▼
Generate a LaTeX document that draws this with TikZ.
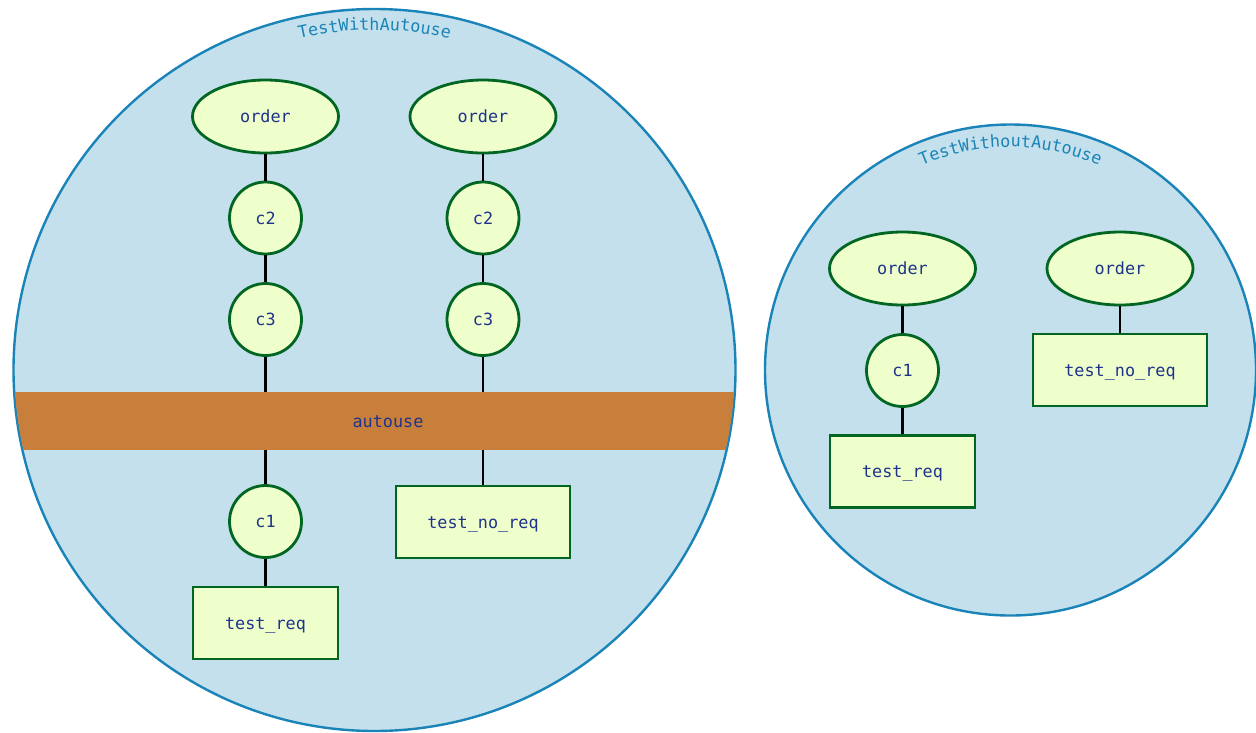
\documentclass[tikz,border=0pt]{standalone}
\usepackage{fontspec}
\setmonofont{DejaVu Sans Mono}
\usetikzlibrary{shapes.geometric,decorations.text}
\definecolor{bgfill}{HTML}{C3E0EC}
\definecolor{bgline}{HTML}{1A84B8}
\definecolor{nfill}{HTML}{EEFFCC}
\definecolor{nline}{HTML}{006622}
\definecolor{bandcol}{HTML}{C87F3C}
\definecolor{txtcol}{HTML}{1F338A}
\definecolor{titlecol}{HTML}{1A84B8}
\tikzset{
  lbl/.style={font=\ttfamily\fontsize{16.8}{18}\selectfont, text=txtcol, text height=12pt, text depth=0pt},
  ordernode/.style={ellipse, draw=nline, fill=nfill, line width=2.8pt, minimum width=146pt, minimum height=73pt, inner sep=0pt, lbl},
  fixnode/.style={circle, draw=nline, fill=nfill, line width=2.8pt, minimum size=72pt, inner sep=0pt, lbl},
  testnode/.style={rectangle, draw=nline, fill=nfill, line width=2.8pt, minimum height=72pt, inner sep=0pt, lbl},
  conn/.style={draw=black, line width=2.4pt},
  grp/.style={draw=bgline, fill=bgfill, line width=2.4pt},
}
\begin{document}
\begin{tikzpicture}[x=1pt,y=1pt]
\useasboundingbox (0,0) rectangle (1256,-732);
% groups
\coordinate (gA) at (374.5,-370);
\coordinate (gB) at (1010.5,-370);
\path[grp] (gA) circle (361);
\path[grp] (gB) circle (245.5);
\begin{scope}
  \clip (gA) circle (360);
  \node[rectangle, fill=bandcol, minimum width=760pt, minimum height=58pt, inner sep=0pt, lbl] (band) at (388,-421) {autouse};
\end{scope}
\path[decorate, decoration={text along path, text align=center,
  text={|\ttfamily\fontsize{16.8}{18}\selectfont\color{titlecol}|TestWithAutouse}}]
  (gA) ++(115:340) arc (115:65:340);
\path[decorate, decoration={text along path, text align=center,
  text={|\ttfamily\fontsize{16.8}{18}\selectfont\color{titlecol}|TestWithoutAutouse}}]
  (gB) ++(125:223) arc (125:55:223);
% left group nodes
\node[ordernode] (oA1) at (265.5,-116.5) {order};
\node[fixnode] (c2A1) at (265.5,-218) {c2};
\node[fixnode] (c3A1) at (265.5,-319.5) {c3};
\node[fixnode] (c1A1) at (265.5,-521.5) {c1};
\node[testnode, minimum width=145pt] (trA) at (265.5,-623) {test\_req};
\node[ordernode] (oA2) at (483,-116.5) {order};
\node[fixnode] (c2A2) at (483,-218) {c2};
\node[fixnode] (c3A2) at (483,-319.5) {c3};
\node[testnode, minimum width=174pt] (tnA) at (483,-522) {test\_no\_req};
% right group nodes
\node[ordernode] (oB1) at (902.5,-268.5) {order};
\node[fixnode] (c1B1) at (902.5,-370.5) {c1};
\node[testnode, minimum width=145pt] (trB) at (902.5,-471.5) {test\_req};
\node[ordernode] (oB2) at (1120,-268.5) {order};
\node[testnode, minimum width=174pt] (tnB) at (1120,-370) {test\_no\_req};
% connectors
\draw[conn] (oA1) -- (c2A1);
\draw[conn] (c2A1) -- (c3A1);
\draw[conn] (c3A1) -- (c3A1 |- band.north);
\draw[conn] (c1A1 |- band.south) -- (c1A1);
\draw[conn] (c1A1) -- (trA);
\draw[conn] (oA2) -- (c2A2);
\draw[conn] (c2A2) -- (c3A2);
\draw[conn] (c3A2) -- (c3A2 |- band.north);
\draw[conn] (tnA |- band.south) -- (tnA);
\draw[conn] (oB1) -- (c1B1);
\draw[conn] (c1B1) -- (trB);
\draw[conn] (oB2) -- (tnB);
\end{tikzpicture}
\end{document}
▲
■ **Exercise requirements**
Working from the material above, transcribe it exactly while omitting pictures.

■ **Correct response**
Generate a LaTeX document that draws this with TikZ.
\documentclass[tikz,border=0pt]{standalone}
\usepackage{fontspec}
\setmonofont{DejaVu Sans Mono}
\usetikzlibrary{shapes.geometric,decorations.text}
\definecolor{bgfill}{HTML}{C3E0EC}
\definecolor{bgline}{HTML}{1A84B8}
\definecolor{nfill}{HTML}{EEFFCC}
\definecolor{nline}{HTML}{006622}
\definecolor{bandcol}{HTML}{C87F3C}
\definecolor{txtcol}{HTML}{1F338A}
\definecolor{titlecol}{HTML}{1A84B8}
\tikzset{
  lbl/.style={font=\ttfamily\fontsize{16.8}{18}\selectfont, text=txtcol, text height=12pt, text depth=0pt},
  ordernode/.style={ellipse, draw=nline, fill=nfill, line width=2.8pt, minimum width=146pt, minimum height=73pt, inner sep=0pt, lbl},
  fixnode/.style={circle, draw=nline, fill=nfill, line width=2.8pt, minimum size=72pt, inner sep=0pt, lbl},
  testnode/.style={rectangle, draw=nline, fill=nfill, line width=2.8pt, minimum height=72pt, inner sep=0pt, lbl},
  conn/.style={draw=black, line width=2.4pt},
  grp/.style={draw=bgline, fill=bgfill, line width=2.4pt},
}
\begin{document}
\begin{tikzpicture}[x=1pt,y=1pt]
\useasboundingbox (0,0) rectangle (1256,-732);
% groups
\coordinate (gA) at (374.5,-370);
\coordinate (gB) at (1010.5,-370);
\path[grp] (gA) circle (361);
\path[grp] (gB) circle (245.5);
\begin{scope}
  \clip (gA) circle (360);
  \node[rectangle, fill=bandcol, minimum width=760pt, minimum height=58pt, inner sep=0pt, lbl] (band) at (388,-421) {autouse};
\end{scope}
\path[decorate, decoration={text along path, text align=center,
  text={|\ttfamily\fontsize{16.8}{18}\selectfont\color{titlecol}|TestWithAutouse}}]
  (gA) ++(115:340) arc (115:65:340);
\path[decorate, decoration={text along path, text align=center,
  text={|\ttfamily\fontsize{16.8}{18}\selectfont\color{titlecol}|TestWithoutAutouse}}]
  (gB) ++(125:223) arc (125:55:223);
% left group nodes
\node[ordernode] (oA1) at (265.5,-116.5) {order};
\node[fixnode] (c2A1) at (265.5,-218) {c2};
\node[fixnode] (c3A1) at (265.5,-319.5) {c3};
\node[fixnode] (c1A1) at (265.5,-521.5) {c1};
\node[testnode, minimum width=145pt] (trA) at (265.5,-623) {test\_req};
\node[ordernode] (oA2) at (483,-116.5) {order};
\node[fixnode] (c2A2) at (483,-218) {c2};
\node[fixnode] (c3A2) at (483,-319.5) {c3};
\node[testnode, minimum width=174pt] (tnA) at (483,-522) {test\_no\_req};
% right group nodes
\node[ordernode] (oB1) at (902.5,-268.5) {order};
\node[fixnode] (c1B1) at (902.5,-370.5) {c1};
\node[testnode, minimum width=145pt] (trB) at (902.5,-471.5) {test\_req};
\node[ordernode] (oB2) at (1120,-268.5) {order};
\node[testnode, minimum width=174pt] (tnB) at (1120,-370) {test\_no\_req};
% connectors
\draw[conn] (oA1) -- (c2A1);
\draw[conn] (c2A1) -- (c3A1);
\draw[conn] (c3A1) -- (c3A1 |- band.north);
\draw[conn] (c1A1 |- band.south) -- (c1A1);
\draw[conn] (c1A1) -- (trA);
\draw[conn] (oA2) -- (c2A2);
\draw[conn] (c2A2) -- (c3A2);
\draw[conn] (c3A2) -- (c3A2 |- band.north);
\draw[conn] (tnA |- band.south) -- (tnA);
\draw[conn] (oB1) -- (c1B1);
\draw[conn] (c1B1) -- (trB);
\draw[conn] (oB2) -- (tnB);
\end{tikzpicture}
\end{document}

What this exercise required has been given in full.